Entering a practice session of the Charlottesville Sacred Harp ensemble feels a little like time travel. Though the ensemble gathers in the open, naturally lit space of the Charlottesville Friends’ Meeting House, the shared musical experience feels better suited to coarsened, 18th-century settlers singing around a fire. For the chorus’s most recent gathering, nine people of all ages and vocal parts came together to sing. The group compensated for their numbers by collectively singing at the top of their lungs.
“The joke is, if you can hear your neighbor, you’re not doing your job!” participant John Alexander said.
When everyone heeded this advice, the competition between the distinct melodic lines of the four parts created an unexpectedly immersive synthesis. This effect was not unique to the time or place, but the visceral reaction which Sacred Harp music evokes is consciously rooted in its composition.
The songbooks from which the group sings are written with a shape-note scheme developed by 18th-century composer William Billings. These shape notes premise a pre-tonal system centered more on tetrachords than on the full tonal scale. This system, though accessible to musicians with prior training, allows totally inexperienced singers to join in singing often complex harmonies.
“[Shape notes] take getting used to, and then it’s easy,” Frances Schutz, a member with little outside musical experience, said.
Though their songbooks include material from the 18th to the 21st century, the songs draw their compositional inspiration from shape-note music’s countercultural roots. The songs abound in parallel fourths, fifths and octaves — intervals considered dissonant by the rules of counterpoint, which prevailed in the 18th century. Canonic elements and discordant suspensions add to the gritty, unvarnished sound of the shape-note song.

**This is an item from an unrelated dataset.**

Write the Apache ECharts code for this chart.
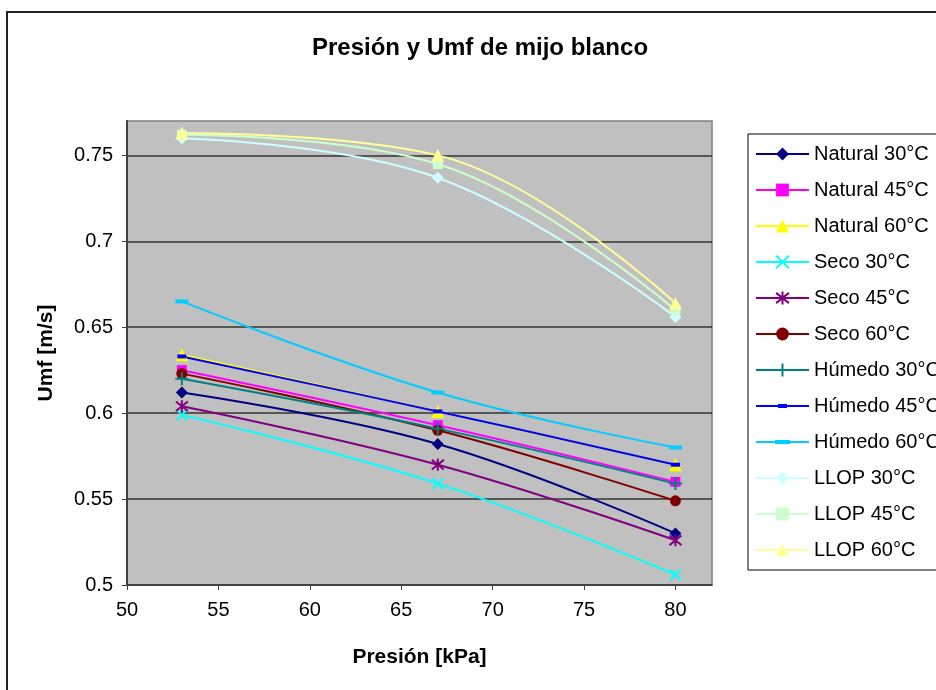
<!DOCTYPE html>
<html>
<head>
<meta charset="utf-8">
<script src="https://cdn.jsdelivr.net/npm/echarts@6/dist/echarts.min.js"></script>
<style>
  html, body { margin: 0; padding: 0; background: #ffffff; }
  #chart { width: 936px; height: 690px; }
</style>
</head>
<body>
<div id="chart"></div>
<script>
// Pressure (kPa) at which each series was measured
var presion = [53, 67, 80];

// Minimum fluidization velocity Umf (m/s) per sample condition
var natural30 = [0.612, 0.582, 0.530];
var natural45 = [0.625, 0.593, 0.560];
var natural60 = [0.634, 0.601, 0.570];
var seco30    = [0.599, 0.559, 0.506];
var seco45    = [0.604, 0.570, 0.526];
var seco60    = [0.623, 0.590, 0.549];
var humedo30  = [0.620, 0.591, 0.559];
var humedo45  = [0.633, 0.601, 0.570];
var humedo60  = [0.665, 0.612, 0.580];
var llop30    = [0.760, 0.737, 0.656];
var llop45    = [0.762, 0.745, 0.660];
var llop60    = [0.763, 0.750, 0.664];

var seriesNames = ['Natural 30°C', 'Natural 45°C', 'Natural 60°C',
                   'Seco 30°C', 'Seco 45°C', 'Seco 60°C',
                   'Húmedo 30°C', 'Húmedo 45°C', 'Húmedo 60°C',
                   'LLOP 30°C', 'LLOP 45°C', 'LLOP 60°C'];
var seriesValues = [natural30, natural45, natural60, seco30, seco45, seco60,
                    humedo30, humedo45, humedo60, llop30, llop45, llop60];

// Marker shapes that are only strokes
var SYM_X = 'path://M0,0L10,10M10,0L0,10';
var SYM_STAR = 'path://M1,1L9,9M9,1L1,9M5,0L5,10';
var SYM_PLUS = 'path://M5,0L5,10M0,5L10,5';

// Legend icons for the dash markers: a line with a short bar in the middle
var ICON_DASH_SHORT = 'path://M0,7L53,7L53,9L0,9ZM22,6L31,6L31,10L22,10Z';
var ICON_DASH_LONG = 'path://M0,7L53,7L53,9L0,9ZM19,6L34,6L34,10L19,10Z';

var styles = [
  { color: '#000080', symbol: 'diamond', size: 12 },
  { color: '#FF00FF', symbol: 'rect', size: 10 },
  { color: '#FFFF00', symbol: 'triangle', size: 13 },
  { color: '#00FFFF', symbol: SYM_X, size: 11, stroke: true },
  { color: '#800080', symbol: SYM_STAR, size: 12, stroke: true },
  { color: '#800000', symbol: 'circle', size: 11 },
  { color: '#008080', symbol: SYM_PLUS, size: 13, stroke: true },
  { color: '#0000FF', symbol: 'rect', size: [9, 4], icon: ICON_DASH_SHORT },
  { color: '#00CCFF', symbol: 'rect', size: [13, 4], icon: ICON_DASH_LONG },
  { color: '#CCFFFF', symbol: 'diamond', size: 12 },
  { color: '#CCFFCC', symbol: 'rect', size: 10 },
  { color: '#FFFF99', symbol: 'triangle', size: 13 }
];

var FONT = 'Liberation Sans, Arial, sans-serif';

var series = seriesNames.map(function (name, i) {
  var st = styles[i];
  return {
    name: name,
    type: 'line',
    smooth: 0.4,
    data: presion.map(function (p, j) { return [p, seriesValues[i][j]]; }),
    symbol: st.symbol,
    symbolSize: st.size,
    showAllSymbol: true,
    lineStyle: { color: st.color, width: 2 },
    itemStyle: st.stroke
      ? { color: st.color, borderColor: st.color, borderWidth: 2 }
      : { color: st.color, borderWidth: 0 },
    emphasis: { disabled: true },
    animation: false
  };
});

var legendData = seriesNames.map(function (name, i) {
  return styles[i].icon ? { name: name, icon: styles[i].icon } : { name: name };
});

var chart = echarts.init(document.getElementById('chart'), null, { renderer: 'canvas' });
chart.setOption({
  animation: false,
  backgroundColor: '#ffffff',
  textStyle: { fontFamily: FONT },
  title: {
    text: 'Presión y Umf de mijo blanco',
    left: 475,
    textAlign: 'center',
    top: 31,
    textStyle: { fontFamily: FONT, fontSize: 24, fontWeight: 'bold', color: '#000' }
  },
  graphic: [{
    type: 'rect',
    shape: { x: 7, y: 12, width: 1000, height: 1000 },
    style: { fill: 'none', stroke: '#222', lineWidth: 2 },
    silent: true,
    z: -10
  }],
  legend: {
    orient: 'vertical',
    left: 748,
    top: 134,
    padding: [10, 7, 10, 7],
    itemWidth: 53,
    itemHeight: 16,
    itemGap: 16,
    backgroundColor: '#ffffff',
    borderColor: '#000',
    borderWidth: 1,
    borderRadius: 0,
    data: legendData,
    textStyle: { fontFamily: FONT, fontSize: 20, color: '#000' },
    selectedMode: false
  },
  grid: {
    left: 127, right: 224, top: 121, bottom: 105,
    show: true,
    backgroundColor: '#C0C0C0',
    borderColor: '#808080',
    borderWidth: 1.5
  },
  xAxis: {
    type: 'value',
    min: 50, max: 82, interval: 5,
    name: 'Presión [kPa]',
    nameLocation: 'middle',
    nameGap: 62,
    nameTextStyle: { fontFamily: FONT, fontSize: 21, fontWeight: 'bold', color: '#000' },
    axisLine: { show: true, onZero: false, lineStyle: { color: '#404040', width: 1.5 } },
    axisTick: { show: true, inside: false, length: 5, lineStyle: { color: '#404040' } },
    axisLabel: { fontFamily: FONT, fontSize: 20, color: '#000', margin: 15, showMaxLabel: false },
    splitLine: { show: false }
  },
  yAxis: {
    type: 'value',
    min: 0.5, max: 0.77, interval: 0.05,
    name: 'Umf [m/s]',
    nameLocation: 'middle',
    nameGap: 70,
    nameTextStyle: { fontFamily: FONT, fontSize: 21, fontWeight: 'bold', color: '#000' },
    axisLine: { show: true, lineStyle: { color: '#404040', width: 2 } },
    axisTick: { show: true, inside: false, length: 5, lineStyle: { color: '#404040' } },
    axisLabel: { fontFamily: FONT, fontSize: 20, color: '#000', margin: 14, showMaxLabel: false },
    splitLine: { show: true, showMaxLine: false, lineStyle: { color: '#333', width: 1.5 } }
  },
  series: series
});
</script>
</body>
</html>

Often, the message of the music furthers the cultural divide between the Sacred Harp tradition and the modern age — the singers described much of their music as “dire” or “discordant.” The lyrics are often drawn from 18th-century hymn-writers such as Isaac Watts. Calvinist themes of God’s imminent wrath and the constant risk of being smitten seem uniquely pertinent after singing with a Sacred Harp group. Still, the members of Charlottesville’s group don’t uniformly share the religious views found in the words of their songs. Rather, members said they feel the experience of singing has greater meaning than the words they sing.
“I always felt it was a very spiritual thing but never in a theological sense,” Alexander said. “The feeling of it, the rawness and the beat always felt very spiritual.”
Other group members agreed.
“My parents are atheist,” member Bev Yaeger said. “I grew up an atheist, but I find that this shape-note singing is very spiritual to me because you can only do it together. Breathing together, doing something you can’t do as individuals is very spiritual to me.”
The group seemed confident the next generation would inherit this unique shape note experience.
“Urban, hip, northeast young people are flocking to this,” Alexander said. “[They] have picked this up and mastered it really quickly.”
Though shape-note music draws inspiration from its roots, it is nevertheless an evolving tradition. At all-day sings like Charlottesville’s, composers bring brand new shape-note hymns to be sung. The community is receptive to new hymns and, if they are fancied enough, these songs might even be integrated into the next Sacred Harp songbook.
This is how the shape note tradition has developed and will develop, Alexander explained.
“There are now probably ten or twelve books currently being sung from, and there are hundreds that have come and gone,” he said.
Whether the experience of singing with a shape-note chorus is religious or spiritual, it is certainly a powerful one. In shape-note singing, music is neither exclusively consumed nor produced, but participants are engaged in a manner replicated in few other traditions available to the millennial generation. Though the experience evokes the past, it also promotes a sense of present action and community often discouraged by popular methods of media consumption. This folk tradition has outlived its religious roots and fulfills a unique role in the American culture as a bond between generations.
Correction: An earlier version of this article stated John Alexander was the group's leader. Alexander is a member of the ensemble.